STATED EXERCISE: Collect all lines below with the string "standalone".

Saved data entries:
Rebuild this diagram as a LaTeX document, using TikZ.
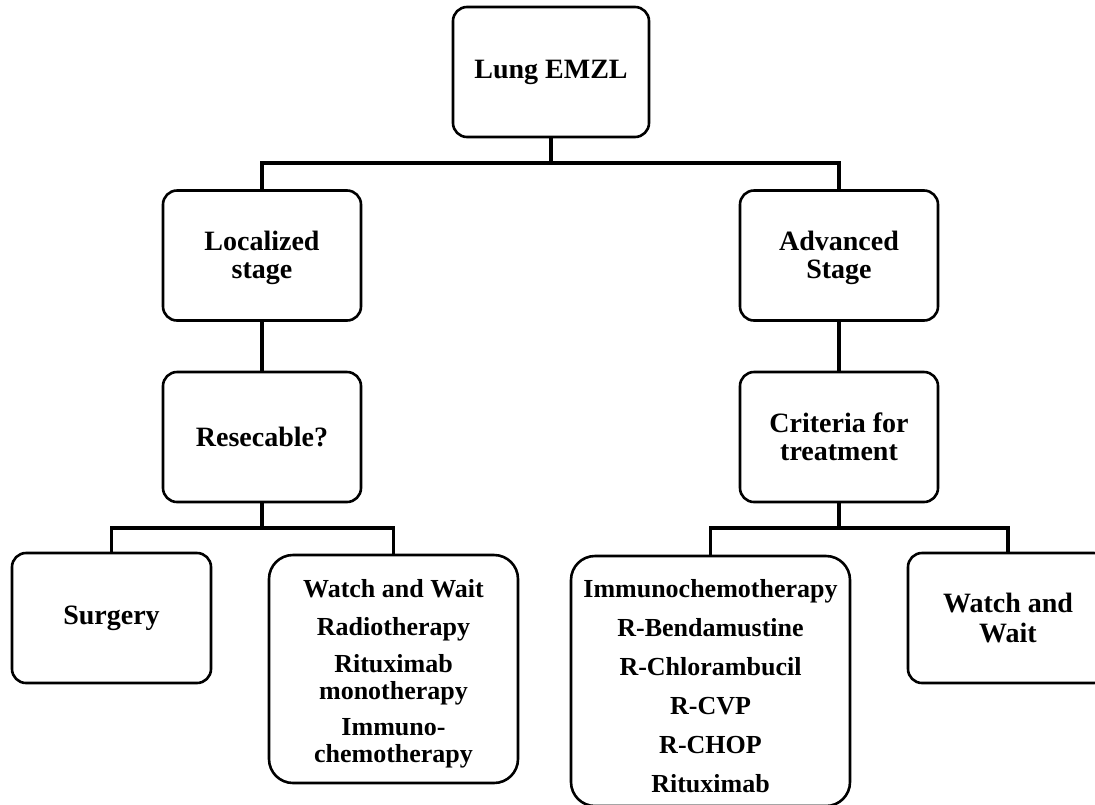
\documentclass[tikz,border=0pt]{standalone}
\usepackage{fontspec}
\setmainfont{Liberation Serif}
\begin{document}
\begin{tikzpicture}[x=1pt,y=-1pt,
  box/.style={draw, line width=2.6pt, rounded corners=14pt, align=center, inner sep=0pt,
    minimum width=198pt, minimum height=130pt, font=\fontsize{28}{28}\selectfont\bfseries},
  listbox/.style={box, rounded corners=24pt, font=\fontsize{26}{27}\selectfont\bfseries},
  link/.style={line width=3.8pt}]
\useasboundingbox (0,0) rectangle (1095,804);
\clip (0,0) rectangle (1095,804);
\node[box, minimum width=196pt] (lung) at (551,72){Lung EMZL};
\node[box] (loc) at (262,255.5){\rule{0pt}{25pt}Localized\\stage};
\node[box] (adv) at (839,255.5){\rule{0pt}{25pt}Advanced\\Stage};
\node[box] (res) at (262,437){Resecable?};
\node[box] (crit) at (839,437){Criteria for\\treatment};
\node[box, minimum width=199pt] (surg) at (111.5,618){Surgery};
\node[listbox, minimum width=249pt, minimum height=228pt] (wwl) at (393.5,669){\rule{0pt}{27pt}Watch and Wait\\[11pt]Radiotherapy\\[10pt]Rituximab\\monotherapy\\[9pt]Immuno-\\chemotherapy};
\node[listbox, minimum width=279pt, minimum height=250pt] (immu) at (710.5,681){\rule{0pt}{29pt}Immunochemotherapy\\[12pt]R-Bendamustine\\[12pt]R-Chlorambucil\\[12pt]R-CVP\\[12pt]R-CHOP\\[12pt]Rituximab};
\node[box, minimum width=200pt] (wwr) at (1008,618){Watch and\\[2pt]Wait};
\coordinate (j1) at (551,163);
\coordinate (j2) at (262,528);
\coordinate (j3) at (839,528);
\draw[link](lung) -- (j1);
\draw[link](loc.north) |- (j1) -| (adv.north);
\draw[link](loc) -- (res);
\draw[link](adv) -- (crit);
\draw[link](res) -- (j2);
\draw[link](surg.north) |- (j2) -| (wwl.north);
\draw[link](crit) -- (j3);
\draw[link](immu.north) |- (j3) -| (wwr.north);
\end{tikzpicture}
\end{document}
--
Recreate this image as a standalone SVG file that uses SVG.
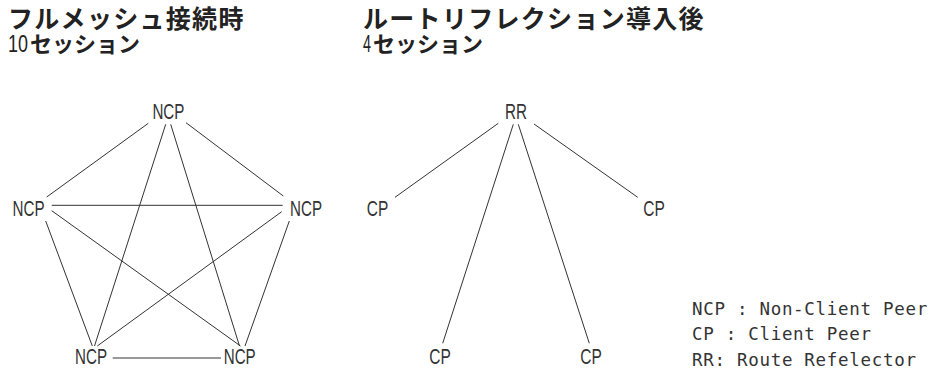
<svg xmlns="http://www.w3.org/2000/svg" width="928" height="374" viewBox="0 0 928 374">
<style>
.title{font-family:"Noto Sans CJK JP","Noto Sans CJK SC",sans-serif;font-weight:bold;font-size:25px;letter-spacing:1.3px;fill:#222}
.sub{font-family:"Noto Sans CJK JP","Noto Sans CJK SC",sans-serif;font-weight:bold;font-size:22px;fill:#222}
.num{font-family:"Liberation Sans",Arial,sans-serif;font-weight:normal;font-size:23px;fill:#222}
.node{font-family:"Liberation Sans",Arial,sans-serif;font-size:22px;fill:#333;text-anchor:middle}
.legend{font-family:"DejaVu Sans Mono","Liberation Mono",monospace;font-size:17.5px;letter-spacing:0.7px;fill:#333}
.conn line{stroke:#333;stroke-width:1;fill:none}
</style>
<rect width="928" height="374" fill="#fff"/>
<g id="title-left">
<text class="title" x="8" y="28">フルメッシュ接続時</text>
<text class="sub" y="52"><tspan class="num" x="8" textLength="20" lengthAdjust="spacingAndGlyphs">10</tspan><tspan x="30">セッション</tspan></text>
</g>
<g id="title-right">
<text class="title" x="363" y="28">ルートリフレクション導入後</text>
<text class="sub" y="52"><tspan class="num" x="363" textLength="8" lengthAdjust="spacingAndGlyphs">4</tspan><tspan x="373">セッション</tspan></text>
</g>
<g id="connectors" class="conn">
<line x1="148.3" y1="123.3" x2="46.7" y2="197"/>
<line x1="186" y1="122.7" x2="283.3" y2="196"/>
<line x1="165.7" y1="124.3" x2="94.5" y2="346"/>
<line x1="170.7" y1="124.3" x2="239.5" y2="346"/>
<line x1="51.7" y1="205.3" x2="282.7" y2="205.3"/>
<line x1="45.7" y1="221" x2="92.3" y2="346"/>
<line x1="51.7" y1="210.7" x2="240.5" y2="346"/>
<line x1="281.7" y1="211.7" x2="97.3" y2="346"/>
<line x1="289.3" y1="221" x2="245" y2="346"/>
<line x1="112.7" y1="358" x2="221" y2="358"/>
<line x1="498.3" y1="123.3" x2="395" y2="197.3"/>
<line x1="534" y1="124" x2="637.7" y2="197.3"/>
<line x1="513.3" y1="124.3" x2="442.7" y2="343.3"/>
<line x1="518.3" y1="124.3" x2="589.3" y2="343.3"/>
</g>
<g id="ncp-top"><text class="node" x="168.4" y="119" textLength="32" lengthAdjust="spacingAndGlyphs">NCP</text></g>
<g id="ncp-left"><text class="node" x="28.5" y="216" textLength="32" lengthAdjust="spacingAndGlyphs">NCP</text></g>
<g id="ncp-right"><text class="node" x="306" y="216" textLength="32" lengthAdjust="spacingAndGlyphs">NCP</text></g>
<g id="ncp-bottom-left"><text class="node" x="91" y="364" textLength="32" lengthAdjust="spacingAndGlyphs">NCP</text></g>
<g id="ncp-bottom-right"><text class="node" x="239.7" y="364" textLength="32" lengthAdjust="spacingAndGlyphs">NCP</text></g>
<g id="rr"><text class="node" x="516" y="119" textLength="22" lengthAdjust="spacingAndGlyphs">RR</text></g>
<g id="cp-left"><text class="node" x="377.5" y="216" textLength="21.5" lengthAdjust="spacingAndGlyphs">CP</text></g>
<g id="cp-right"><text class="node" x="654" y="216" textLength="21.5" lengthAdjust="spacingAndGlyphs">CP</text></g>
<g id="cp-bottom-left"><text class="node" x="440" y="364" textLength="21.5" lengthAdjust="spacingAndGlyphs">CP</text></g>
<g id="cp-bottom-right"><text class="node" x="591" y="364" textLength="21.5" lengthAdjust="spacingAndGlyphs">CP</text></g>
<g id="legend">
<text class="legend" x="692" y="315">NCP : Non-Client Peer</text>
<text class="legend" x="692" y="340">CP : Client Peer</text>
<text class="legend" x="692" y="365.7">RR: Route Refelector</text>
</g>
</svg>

THE COMPLETED TASK:
\documentclass[tikz,border=0pt]{standalone}
Recreate this image as a standalone SVG file that uses SVG.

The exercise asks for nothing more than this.